Ancient Egyptian statue

The Statue of Metjen is on display in the Egyptian Museum in Berlin and has the inventory number ÄM 1106. The statue was discovered at Abusir in Metjen's mastaba by the Egyptian expedition (1842–1845) under the direction of the Prussian scholar Karl Richard Lepsius. The statue and the mastaba were bought to the museum in Berlin. The statue is an early example of an Egyptian statue belonging to a private individual. Metjen lived at the end of the Third Dynasty and the beginning of the Fourth Dynasty (around 2600 BC). The statue is made of granite and about high. It is datable under king Snofru.

Metjen is shown sitting on a chair. His right hand forms a fist and is placed on the chest, the left hand is placed on the leg.
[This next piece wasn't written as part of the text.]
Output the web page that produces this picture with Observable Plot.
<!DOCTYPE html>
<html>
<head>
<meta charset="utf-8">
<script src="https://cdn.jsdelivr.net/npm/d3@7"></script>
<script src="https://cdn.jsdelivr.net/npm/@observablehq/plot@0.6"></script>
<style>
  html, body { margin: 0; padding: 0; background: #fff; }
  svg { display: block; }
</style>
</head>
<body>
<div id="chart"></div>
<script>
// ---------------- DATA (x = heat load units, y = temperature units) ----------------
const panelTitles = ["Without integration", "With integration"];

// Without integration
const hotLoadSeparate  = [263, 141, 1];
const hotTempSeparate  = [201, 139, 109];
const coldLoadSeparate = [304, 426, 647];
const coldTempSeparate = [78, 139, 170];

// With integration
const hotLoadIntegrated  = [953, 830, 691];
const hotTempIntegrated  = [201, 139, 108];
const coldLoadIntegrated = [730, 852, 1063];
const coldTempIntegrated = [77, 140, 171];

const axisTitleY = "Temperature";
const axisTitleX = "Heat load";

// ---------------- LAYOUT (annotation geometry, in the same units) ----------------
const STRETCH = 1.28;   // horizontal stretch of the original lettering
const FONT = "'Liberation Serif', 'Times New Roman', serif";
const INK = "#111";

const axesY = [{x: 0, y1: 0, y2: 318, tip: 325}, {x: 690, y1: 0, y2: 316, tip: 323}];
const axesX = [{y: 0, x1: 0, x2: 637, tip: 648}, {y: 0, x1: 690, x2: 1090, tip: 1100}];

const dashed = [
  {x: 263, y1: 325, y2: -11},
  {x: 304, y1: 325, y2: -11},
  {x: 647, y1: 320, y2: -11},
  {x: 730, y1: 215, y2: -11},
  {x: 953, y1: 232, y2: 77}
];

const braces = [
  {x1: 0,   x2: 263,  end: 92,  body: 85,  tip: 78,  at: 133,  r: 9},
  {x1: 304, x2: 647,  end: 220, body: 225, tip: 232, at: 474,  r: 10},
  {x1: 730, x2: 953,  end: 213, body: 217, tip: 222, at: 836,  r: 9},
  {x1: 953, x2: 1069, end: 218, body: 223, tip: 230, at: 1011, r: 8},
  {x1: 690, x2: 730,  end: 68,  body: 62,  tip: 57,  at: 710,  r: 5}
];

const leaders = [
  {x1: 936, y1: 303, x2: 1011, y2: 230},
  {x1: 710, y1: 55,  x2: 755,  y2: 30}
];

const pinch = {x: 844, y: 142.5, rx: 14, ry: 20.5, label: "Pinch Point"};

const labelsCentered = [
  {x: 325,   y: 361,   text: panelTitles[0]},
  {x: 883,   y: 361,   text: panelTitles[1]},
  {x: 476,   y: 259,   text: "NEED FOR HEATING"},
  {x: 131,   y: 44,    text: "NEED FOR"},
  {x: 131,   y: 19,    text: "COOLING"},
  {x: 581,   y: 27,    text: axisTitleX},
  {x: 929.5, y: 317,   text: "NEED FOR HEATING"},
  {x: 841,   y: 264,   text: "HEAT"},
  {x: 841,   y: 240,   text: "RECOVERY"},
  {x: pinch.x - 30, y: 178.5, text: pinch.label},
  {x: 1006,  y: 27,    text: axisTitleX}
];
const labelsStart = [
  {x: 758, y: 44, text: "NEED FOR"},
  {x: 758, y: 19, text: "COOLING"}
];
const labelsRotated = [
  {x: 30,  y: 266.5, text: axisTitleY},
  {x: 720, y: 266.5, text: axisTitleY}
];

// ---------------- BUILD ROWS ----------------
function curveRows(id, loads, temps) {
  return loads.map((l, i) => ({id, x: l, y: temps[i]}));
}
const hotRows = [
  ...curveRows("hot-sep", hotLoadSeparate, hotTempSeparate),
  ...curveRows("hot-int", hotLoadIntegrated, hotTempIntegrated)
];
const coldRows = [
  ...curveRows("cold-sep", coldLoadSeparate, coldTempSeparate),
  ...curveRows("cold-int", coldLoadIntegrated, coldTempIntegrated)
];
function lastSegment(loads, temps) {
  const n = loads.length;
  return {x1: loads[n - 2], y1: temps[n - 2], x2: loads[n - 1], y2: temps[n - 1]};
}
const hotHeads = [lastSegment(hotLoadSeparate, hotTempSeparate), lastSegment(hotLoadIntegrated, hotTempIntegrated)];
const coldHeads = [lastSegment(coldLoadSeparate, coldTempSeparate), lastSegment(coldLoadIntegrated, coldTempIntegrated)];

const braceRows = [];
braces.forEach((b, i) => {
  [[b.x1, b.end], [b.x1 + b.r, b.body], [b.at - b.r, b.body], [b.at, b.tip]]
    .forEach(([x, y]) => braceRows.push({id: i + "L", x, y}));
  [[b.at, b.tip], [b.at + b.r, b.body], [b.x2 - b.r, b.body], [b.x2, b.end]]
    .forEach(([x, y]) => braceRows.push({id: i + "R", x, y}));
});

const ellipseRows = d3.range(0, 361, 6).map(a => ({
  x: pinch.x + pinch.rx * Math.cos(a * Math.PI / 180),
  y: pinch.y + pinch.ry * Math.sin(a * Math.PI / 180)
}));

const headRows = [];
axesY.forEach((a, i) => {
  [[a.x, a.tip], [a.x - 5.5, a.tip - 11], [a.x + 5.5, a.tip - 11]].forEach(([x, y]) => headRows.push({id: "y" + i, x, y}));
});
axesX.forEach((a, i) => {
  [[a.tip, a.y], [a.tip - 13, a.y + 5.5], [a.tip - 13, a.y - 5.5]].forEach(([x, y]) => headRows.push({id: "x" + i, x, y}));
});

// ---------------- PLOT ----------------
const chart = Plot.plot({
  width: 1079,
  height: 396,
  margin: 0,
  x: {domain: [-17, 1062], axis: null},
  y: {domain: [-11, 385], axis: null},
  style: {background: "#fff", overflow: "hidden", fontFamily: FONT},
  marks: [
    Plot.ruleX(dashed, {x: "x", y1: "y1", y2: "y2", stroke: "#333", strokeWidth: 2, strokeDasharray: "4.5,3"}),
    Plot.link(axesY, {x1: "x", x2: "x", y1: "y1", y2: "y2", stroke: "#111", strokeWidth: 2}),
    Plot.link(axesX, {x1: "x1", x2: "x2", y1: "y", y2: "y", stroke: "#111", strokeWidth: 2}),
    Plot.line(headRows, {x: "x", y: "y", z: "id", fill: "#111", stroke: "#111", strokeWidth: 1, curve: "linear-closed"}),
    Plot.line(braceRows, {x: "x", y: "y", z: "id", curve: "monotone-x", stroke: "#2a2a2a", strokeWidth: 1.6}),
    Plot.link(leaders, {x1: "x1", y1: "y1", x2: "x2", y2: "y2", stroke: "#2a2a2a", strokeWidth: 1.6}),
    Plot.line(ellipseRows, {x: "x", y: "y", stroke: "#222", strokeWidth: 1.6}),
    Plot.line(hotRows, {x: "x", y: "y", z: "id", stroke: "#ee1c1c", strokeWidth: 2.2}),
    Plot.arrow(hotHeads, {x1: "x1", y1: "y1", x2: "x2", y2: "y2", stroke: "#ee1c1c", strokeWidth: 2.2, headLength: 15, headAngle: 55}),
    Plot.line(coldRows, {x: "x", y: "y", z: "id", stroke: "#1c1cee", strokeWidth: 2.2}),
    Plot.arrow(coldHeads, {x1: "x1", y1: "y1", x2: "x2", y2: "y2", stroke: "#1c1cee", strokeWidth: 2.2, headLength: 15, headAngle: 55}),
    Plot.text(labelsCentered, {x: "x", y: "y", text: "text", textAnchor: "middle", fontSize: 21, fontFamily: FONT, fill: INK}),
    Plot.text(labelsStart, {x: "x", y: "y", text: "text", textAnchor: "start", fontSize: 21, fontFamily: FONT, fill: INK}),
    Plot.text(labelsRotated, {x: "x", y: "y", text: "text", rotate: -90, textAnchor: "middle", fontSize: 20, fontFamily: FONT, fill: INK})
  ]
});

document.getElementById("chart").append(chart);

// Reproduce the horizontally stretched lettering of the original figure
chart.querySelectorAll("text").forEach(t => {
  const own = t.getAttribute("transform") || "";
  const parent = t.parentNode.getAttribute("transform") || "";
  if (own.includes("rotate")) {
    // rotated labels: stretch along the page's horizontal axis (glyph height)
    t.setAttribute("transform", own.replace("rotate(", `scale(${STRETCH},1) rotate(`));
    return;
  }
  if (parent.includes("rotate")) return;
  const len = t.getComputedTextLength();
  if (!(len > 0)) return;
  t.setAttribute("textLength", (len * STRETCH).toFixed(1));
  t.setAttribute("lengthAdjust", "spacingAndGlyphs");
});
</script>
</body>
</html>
Metjen wears short curly hair. On the sides of the chair are inscriptions providing Metjen's name and his titles. The statue was once placed in the serdab of the mastaba and was therefore only visible via a small hole in the wall.
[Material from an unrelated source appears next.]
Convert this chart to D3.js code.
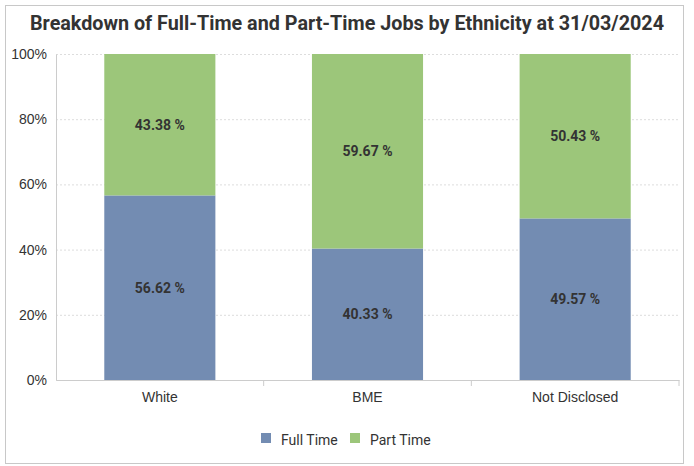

The statue belongs to the small group of private statues datable to the Egyptian Third Dynasty and earliest Fourth Dynasty. They are all made of hard stone and appear somehow clumsy and heavy. The statue of Metjen is the latest one of them. The statue belongs therefore stylistically between those of the Third Dynasty and those of the Fourth Dynasty. Its head is slightly too large, the small dimensions and the hieroglyphic texts in raised relief connects the statue with the Third Dynasty. Typical for the Fourth Dynasty are the positions of the hands and the chair, that does no longer copies a real chair as in the Third Dynasty.